Le Liban dans sa crise des ordures

 

La plaisanterie aura assez duré puisque des décennies durant, les Libanais adeptes de la politique de Gribouille, auront réussi l’exploit de composer, sans broncher, avec d’ahurissantes restrictions qui leur ont été imposées. C’est que lorsque la norme devient l’anormal, même le complément d’accès à  l’eau ou à l’électricité s’ubérise pour que jamais entorse ne soit faite à la règle d’or locale qu’est le triomphe des inégalités dans tous les domaines ! 

Taillable et corvéable à merci, la population semble enfin se réveiller de son long sommeil comateux et pour cause : l’odeur pestilentielle que dégagent les poubelles qui s’amoncellent depuis bientôt deux mois à travers tout le pays a eu raison de leur apathie chronique. D’une seule voix, toutes obédiences confondues, la société civile semble vouloir en découdre avec ces responsables politiques qui n’ont de responsables que le nom ; obnubilés par le seul appât du gain, ils ont mis la main basse sur les ressources du pays tout en lorgnant sur celles souterraines à venir. La gangrène de la corruption a atteint un niveau inédit qui leur a fait perdre toute légitimité aux yeux de leurs concitoyens aguerris. 

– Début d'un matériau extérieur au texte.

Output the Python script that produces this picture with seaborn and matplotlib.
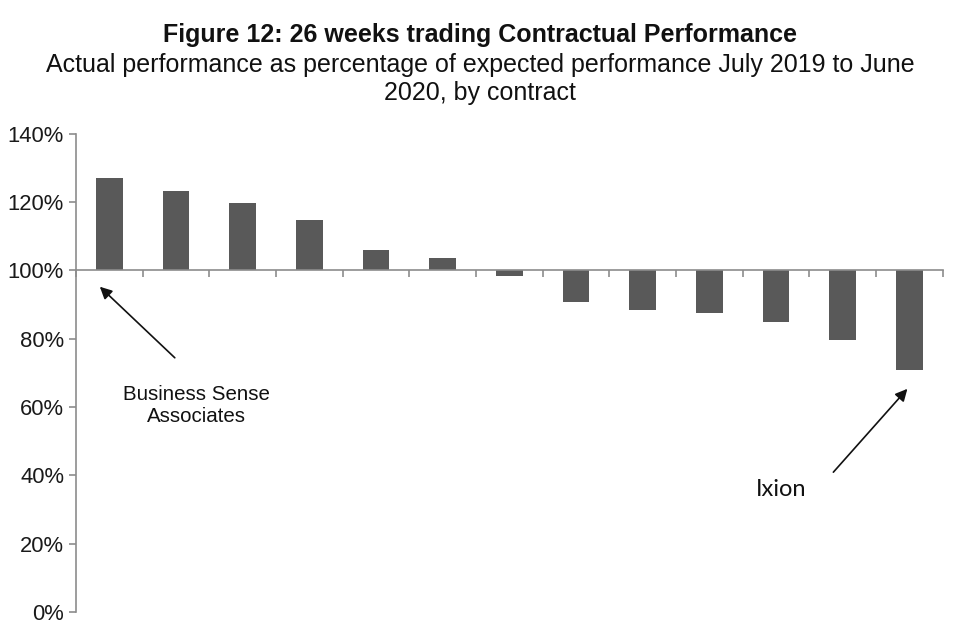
import numpy as np
import pandas as pd
import matplotlib
matplotlib.use("Agg")
import matplotlib.pyplot as plt
import seaborn as sns
from matplotlib.ticker import PercentFormatter

contracts = ["Business Sense Associates", "Contract 2", "Contract 3", "Contract 4",
             "Contract 5", "Contract 6", "Contract 7", "Contract 8", "Contract 9",
             "Contract 10", "Contract 11", "Contract 12", "Ixion"]
performance = [1.270, 1.232, 1.196, 1.147, 1.059, 1.036, 0.983, 0.907, 0.883,
               0.875, 0.849, 0.796, 0.709]
baseline = 1.0
y_ticks = [0.0, 0.2, 0.4, 0.6, 0.8, 1.0, 1.2, 1.4]

sns.set_theme(style="white")
plt.rcParams["font.family"] = ["Liberation Sans", "DejaVu Sans"]

df = pd.DataFrame({"contract": contracts,
                   "deviation": [p - baseline for p in performance]})

fig = plt.figure(figsize=(9.6, 6.4), dpi=100)
ax = fig.add_axes([0.079, 0.044, 0.903, 0.747])

sns.barplot(data=df, x="contract", y="deviation", color="#595959",
            saturation=1, width=0.4, bottom=baseline, ax=ax)
for p in ax.patches:
    p.set_edgecolor("none")

ax.set_ylim(0, 1.4)
ax.set_xlim(-0.5, len(contracts) - 0.5)
ax.set_yticks(y_ticks)
ax.yaxis.set_major_formatter(PercentFormatter(1.0, decimals=0))
ax.set_xticks(np.arange(-0.5, len(contracts), 1.0))
ax.set_xticklabels([])
ax.set_xlabel("")
ax.set_ylabel("")

for s in ["top", "right"]:
    ax.spines[s].set_visible(False)
ax.spines["bottom"].set_position(("data", baseline))
for s in ["left", "bottom"]:
    ax.spines[s].set_color("#8c8c8c")
    ax.spines[s].set_linewidth(1.2)
ax.tick_params(axis="y", direction="out", length=5, width=1.2, color="#8c8c8c",
               labelsize=15.8, labelcolor="#1a1a1a", pad=3.5, left=True)
ax.tick_params(axis="x", direction="out", length=5, width=1.2, color="#8c8c8c",
               bottom=True)

fig.text(0.5, 0.946, "Figure 12: 26 weeks trading Contractual Performance",
         ha="center", va="center", fontsize=18, fontweight="bold", color="#111111")
fig.text(0.5, 0.876, "Actual performance as percentage of expected performance July 2019 to June\n2020, by contract",
         ha="center", va="center", fontsize=18, color="#111111", linespacing=1.2)

ax.annotate("", xy=(-0.14, 0.952), xytext=(0.984, 0.744),
            arrowprops=dict(arrowstyle="-|>", color="#111111", lw=1.2,
                            mutation_scale=18, shrinkA=0, shrinkB=0))
ax.text(1.31, 0.604, "Business Sense\nAssociates", ha="center", va="center",
        fontsize=14.8, color="#111111", linespacing=1.25)

ax.annotate("", xy=(11.97, 0.653), xytext=(10.86, 0.409),
            arrowprops=dict(arrowstyle="-|>", color="#111111", lw=1.2,
                            mutation_scale=18, shrinkA=0, shrinkB=0))
ax.text(10.07, 0.357, "Ixion", ha="center", va="center",
        fontsize=17, color="#111111", family=["Lato", "DejaVu Sans"])

fig.savefig("out.png", dpi=100, facecolor="white")
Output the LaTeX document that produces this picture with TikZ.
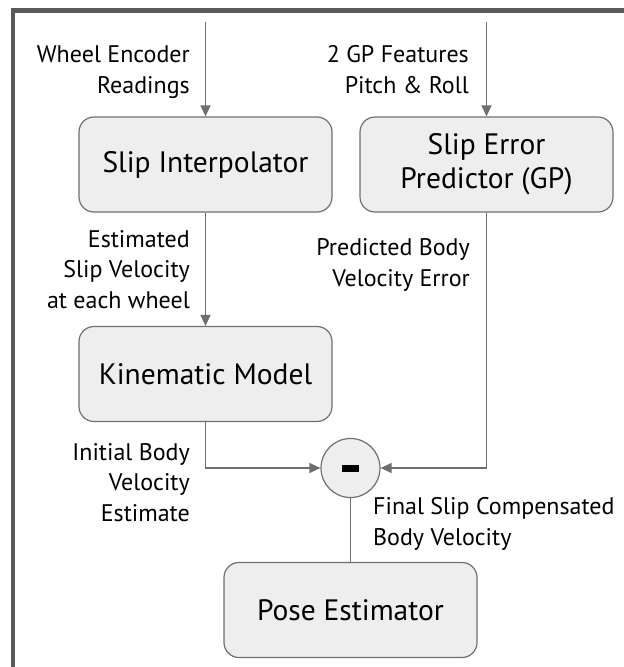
\documentclass[tikz,border=0pt]{standalone}
\usepackage{fontspec}
\setmainfont{PT Sans}
\usetikzlibrary{arrows.meta}
\definecolor{framec}{HTML}{5A5A5A}
\definecolor{linec}{HTML}{6E6E6E}
\definecolor{boxfill}{HTML}{EEEEEE}
\definecolor{boxdraw}{HTML}{707070}
\tikzset{
  blk/.style={draw=boxdraw, fill=boxfill, rounded corners=15pt, line width=1.2pt,
    minimum width=253pt, minimum height=95pt, align=center, inner sep=0pt,
    font=\fontsize{29.5}{34}\selectfont},
  lbl/.style={inner sep=0pt, font=\fontsize{24}{30.5}\selectfont},
  conn/.style={draw=linec, line width=1.3pt, -{Triangle[length=11pt,width=10pt]}},
  plainconn/.style={draw=linec, line width=1.3pt},
}
\begin{document}
\begin{tikzpicture}[x=1pt,y=-1pt]
\useasboundingbox (0,0) rectangle (624,667);
\draw[framec, line width=4.5pt] (13,667) -- (13,10.5) -- (624,10.5);
\node[blk] (si) at (205.5,164.5) {Slip Interpolator};
\node[blk] (gp) at (486.5,164.5) {Slip Error\\Predictor (GP)};
\node[blk] (km) at (205.5,374) {Kinematic Model};
\node[draw=boxdraw, fill=boxfill, line width=1.2pt, circle, minimum size=59pt, inner sep=0pt] (mn) at (350.5,468) {};
\fill (mn.center) ++(-8.5,-3.5) rectangle ++(17,7);
\node[blk] (pe) at (350.5,610) {Pose Estimator};
\coordinate (in1) at (205.5,22);
\coordinate (in2) at (486.5,22);
\draw[conn] (in1) -- (si);
\draw[conn] (in2) -- (gp);
\draw[conn] (si) -- (km);
\draw[conn] (km.south) |- (mn.west);
\draw[conn] (gp.south) |- (mn.east);
\draw[plainconn] (mn) -- (pe);
\node[lbl, anchor=base east, align=right] (l1) at (190,93) {Wheel Encoder\\Readings};
\node[lbl, anchor=base east, align=right] (l2) at (469,93) {2 GP Features\\Pitch \& Roll};
\node[lbl, anchor=base east, align=right] (l3) at (190,308) {Estimated\\Slip Velocity\\at each wheel};
\node[lbl, anchor=base east, align=right] (l4) at (470,286) {Predicted Body\\Velocity Error};
\node[lbl, anchor=base east, align=right] (l5) at (190,521) {Initial Body\\Velocity\\Estimate};
\node[lbl, anchor=base west, align=left] (l6) at (373,545) {Final Slip Compensated\\Body Velocity};
\end{tikzpicture}
\end{document}
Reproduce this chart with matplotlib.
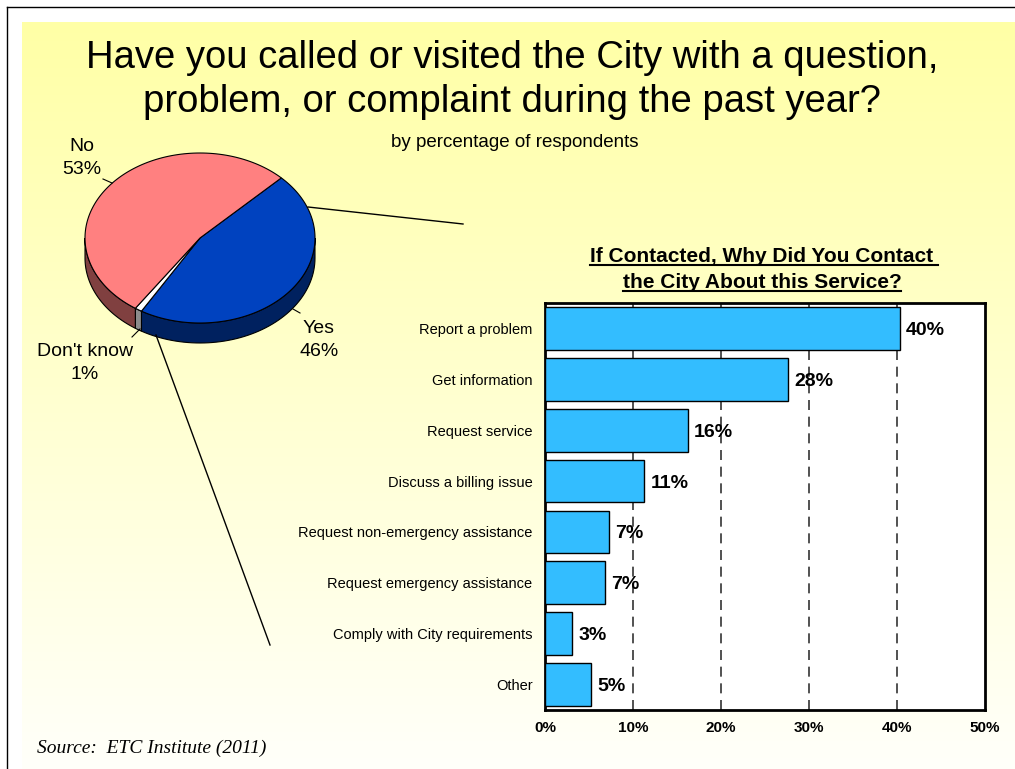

Ecoeurés, ces derniers ont pris d’assaut la Place Ryad el Solh, les locaux du ministère de l’environnement, pour déverser leur ras le bol devenu irrépressible comme en témoigne leur slogan : "tol3ét ri7itkon"! "Vous puez" ! Maintenant qu’a sonné l’heure des règlements de comptes, les priorités se révèlent peu négociables : le ministre de l’environnement Machnouk  est invité à déguerpir ; le transfert de la collecte des déchets aux municipalités est exigé ; tout comme la tenue d’élections législatives pour mettre fin à ces prorogations de mandats qui préservent au chaud "Ali Baba et les plus de 40 voleurs"malgré leur piètre gouvernance ! 

L’ampleur du mouvement que l’on tente de disperser manu militari fait toutefois trembler ces piliers qui jusque là se croyaient indéboulonnables. Poussés dans leurs retranchements, ils tentent tant bien que mal de faire diversion avec quelques effets d’annonces qui demeurent sans suite.

Cette campagne qui a pu, comme par miracle, fédérer tous les Libanais autour de mêmes revendications n’est pas près de s’essouffler malgré les pernicieux coups de boutoir qui lui sont infligés. Pris dans le colimateur, des politiques dénoncent la vilaine propension des protestataires à faire l’amalgame entre l’ivraie et le bon grain qu’ils incarnent. Pire, selon eux ces manifestations ne sont déclenchées que par des marionnettistes au service de suzerains aux ambitions occultes. La paranoïa étant le mal du  siècle, la thèse du complot trouve de plus en plus d’adeptes jusqu’à décrédibiliser cette initiative populaire… 

Avec un siège présidentiel vacant, avec des politiques qui ont démontré avec brio leur promptitude à se vendre au plus offrant, le pays s’apparente désormais à une belle proie  à la portée de ces redoutables rapaces qui sévissent aux alentours.